What I wonder is, when did it become automatically expected to play every major new release at a constant 60 fps+ at "max" settings, and on mid-tier (and yes, even high-end hardware) no less?
I remember the community (knowing more as a whole on a technical level than nowadays it seems), would look forward to maxing new releases out in a couple years time (what, not NOW you say?), and keeping a few graphical notches down in the meantime.
Not to say recent releases haven't had legitimate technical issue, but since when did 30 fps, let alone 40 fps become "unplayable?" Some of these same people call the games "unoptimized," (usually because they can't max them out at a constant 60) and then to "show the developers," they'll turn around and buy the inferior PS4/Xbox One versions instead, which sometimes run at sub 1080p resolutions and at or under 30 fps, when they could have a superior experience with a locked 30 fps on their PCs.
I myself am happy to either lock newer games at 30 fps on my 770 4GB and max them out, or lock them to 60 and compromise a few settings to reach it.
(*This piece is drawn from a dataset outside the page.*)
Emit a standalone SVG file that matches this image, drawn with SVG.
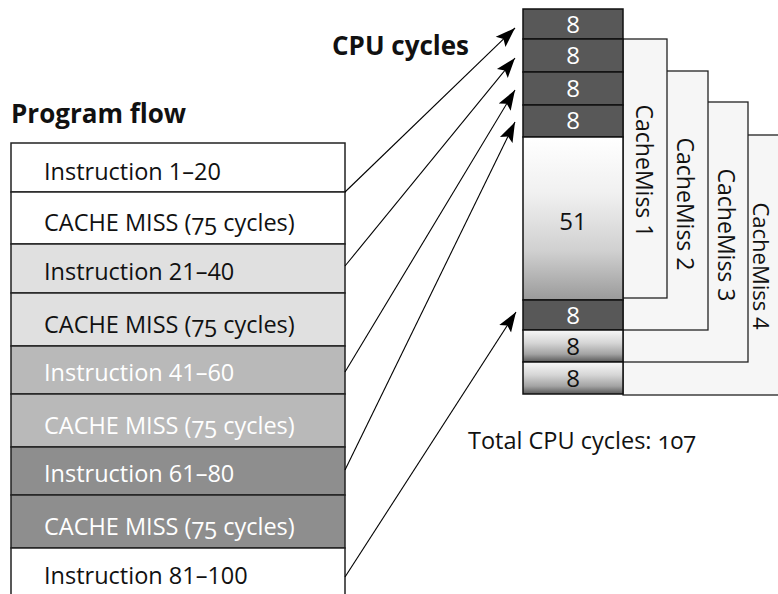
<svg xmlns="http://www.w3.org/2000/svg" width="778" height="594" viewBox="0 0 778 594">
  <defs>
    <linearGradient id="fade51" x1="0" y1="0" x2="0" y2="1">
      <stop offset="0" stop-color="#ffffff"/>
      <stop offset="0.35" stop-color="#f0f0f0"/>
      <stop offset="0.7" stop-color="#d0d0d0"/>
      <stop offset="1" stop-color="#9a9a9a"/>
    </linearGradient>
    <linearGradient id="fade8" x1="0" y1="0" x2="0" y2="1">
      <stop offset="0" stop-color="#f8f8f8"/>
      <stop offset="0.4" stop-color="#d6d6d6"/>
      <stop offset="0.75" stop-color="#a4a4a4"/>
      <stop offset="1" stop-color="#585858"/>
    </linearGradient>
    <marker id="head" markerUnits="userSpaceOnUse" markerWidth="22" markerHeight="16" refX="20" refY="8" orient="auto">
      <path d="M0,1 L20,8 L0,15 L4,8 Z" fill="#000"/>
    </marker>
    <style>
      .row { stroke: #222; stroke-width: 1.5; }
      .w { fill: #ffffff; }
      .l { fill: #e0e0e0; }
      .m { fill: #b9b9b9; }
      .d { fill: #8e8e8e; }
      .lbl { font-family: "Open Sans", "Noto Sans", sans-serif; font-size: 23.5px; }
      .dark { fill: #111; }
      .light { fill: #ffffff; }
      .title { font-family: "Open Sans", "Noto Sans", sans-serif; font-size: 26px; font-weight: bold; fill: #111; }
      .blk { stroke: #111; stroke-width: 1.5; }
      .dk { fill: #585858; }
      .num { font-family: "Open Sans", "DejaVu Sans", sans-serif; font-size: 24px; text-anchor: middle; }
      .miss { fill: #f6f6f6; stroke: #222; stroke-width: 1.3; }
      .misst { font-family: "Open Sans", "DejaVu Sans", sans-serif; font-size: 23px; text-anchor: middle; fill: #111; }
      .conn { stroke: #000; stroke-width: 1.1; fill: none; marker-end: url(#head); }
      .osf { font-variant-numeric: oldstyle-nums; }
    </style>
  </defs>

  <!-- headings -->
  <g id="program-flow-title">
    <text class="title" x="11" y="123">Program flow</text>
  </g>
  <g id="cpu-cycles-title">
    <text class="title" x="332" y="55">CPU cycles</text>
  </g>

  <!-- program flow column -->
  <g id="row-1"><rect class="row w" x="11" y="143" width="334" height="49"/><text class="lbl dark" x="44" y="180">Instruction 1–20</text></g>
  <g id="row-2"><rect class="row w" x="11" y="192" width="334" height="52"/><text class="lbl dark" x="44" y="231">CACHE MISS (<tspan class="osf">75</tspan> cycles)</text></g>
  <g id="row-3"><rect class="row l" x="11" y="244" width="334" height="49"/><text class="lbl dark" x="44" y="280">Instruction 21–40</text></g>
  <g id="row-4"><rect class="row l" x="11" y="293" width="334" height="53"/><text class="lbl dark" x="44" y="333">CACHE MISS (<tspan class="osf">75</tspan> cycles)</text></g>
  <g id="row-5"><rect class="row m" x="11" y="346" width="334" height="48"/><text class="lbl light" x="44" y="381">Instruction 41–60</text></g>
  <g id="row-6"><rect class="row m" x="11" y="394" width="334" height="53"/><text class="lbl light" x="44" y="434">CACHE MISS (<tspan class="osf">75</tspan> cycles)</text></g>
  <g id="row-7"><rect class="row d" x="11" y="447" width="334" height="48"/><text class="lbl light" x="44" y="482">Instruction 61–80</text></g>
  <g id="row-8"><rect class="row d" x="11" y="495" width="334" height="53"/><text class="lbl light" x="44" y="535">CACHE MISS (<tspan class="osf">75</tspan> cycles)</text></g>
  <g id="row-9">
    <rect class="w" x="11" y="548" width="334" height="50"/>
    <path class="row" d="M11,598 V548 H345 V598" fill="none"/>
    <text class="lbl dark" x="44" y="584">Instruction 81–100</text>
  </g>

  <!-- cache miss spans, back to front -->
  <g id="cachemiss-4"><rect class="miss" x="623" y="135" width="170" height="260"/><text class="misst" style="font-size:22px" transform="translate(753,266) rotate(90)">CacheMiss 4</text></g>
  <g id="cachemiss-3"><rect class="miss" x="623" y="102" width="125" height="260"/><text class="misst" transform="translate(718,235) rotate(90)">CacheMiss 3</text></g>
  <g id="cachemiss-2"><rect class="miss" x="623" y="71" width="85" height="259"/><text class="misst" transform="translate(677,204) rotate(90)">CacheMiss 2</text></g>
  <g id="cachemiss-1"><rect class="miss" x="623" y="39" width="44" height="259"/><text class="misst" transform="translate(636,171) rotate(90)">CacheMiss 1</text></g>

  <!-- CPU cycle stack -->
  <g id="cycle-1"><rect class="blk dk" x="523" y="9" width="100" height="30"/><text class="num light" x="573" y="33">8</text></g>
  <g id="cycle-2"><rect class="blk dk" x="523" y="39" width="100" height="33"/><text class="num light" x="573" y="64">8</text></g>
  <g id="cycle-3"><rect class="blk dk" x="523" y="72" width="100" height="33"/><text class="num light" x="573" y="97">8</text></g>
  <g id="cycle-4"><rect class="blk dk" x="523" y="105" width="100" height="32"/><text class="num light" x="573" y="129">8</text></g>
  <g id="cycle-5"><rect class="blk" fill="url(#fade51)" x="523" y="137" width="100" height="163"/><text class="num dark" x="573" y="230">51</text></g>
  <g id="cycle-6"><rect class="blk dk" x="523" y="300" width="100" height="30"/><text class="num light" x="573" y="324">8</text></g>
  <g id="cycle-7"><rect class="blk" fill="url(#fade8)" x="523" y="330" width="100" height="32"/><text class="num dark" x="573" y="355">8</text></g>
  <g id="cycle-8"><rect class="blk" fill="url(#fade8)" x="523" y="362" width="100" height="32"/><text class="num dark" x="573" y="387">8</text></g>

  <g id="total">
    <text class="lbl dark" x="468" y="449">Total CPU cycles: <tspan class="osf">107</tspan></text>
  </g>

  <!-- connectors -->
  <g id="connectors">
    <line class="conn" x1="345" y1="192" x2="515" y2="28"/>
    <line class="conn" x1="345" y1="266" x2="515" y2="58"/>
    <line class="conn" x1="345" y1="372" x2="515" y2="90"/>
    <line class="conn" x1="345" y1="470" x2="515" y2="122"/>
    <line class="conn" x1="345" y1="577" x2="516" y2="312"/>
  </g>
</svg>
And no, I don't expect a constant 60 on a single mid/high-end card with the visual quality of recent games, it's downright unrealistic. People keep asking for more advanced graphical effects to push their PCs, and then when that real-time particle or lighting effect is delivered, they whine about frame drops.
We claim PC gaming is so far ahead of the consoles, but in reality, a single shadow, draw-distance, AA, or AO setting can instantly fill the performance gap between a PS4 and a GTX 970.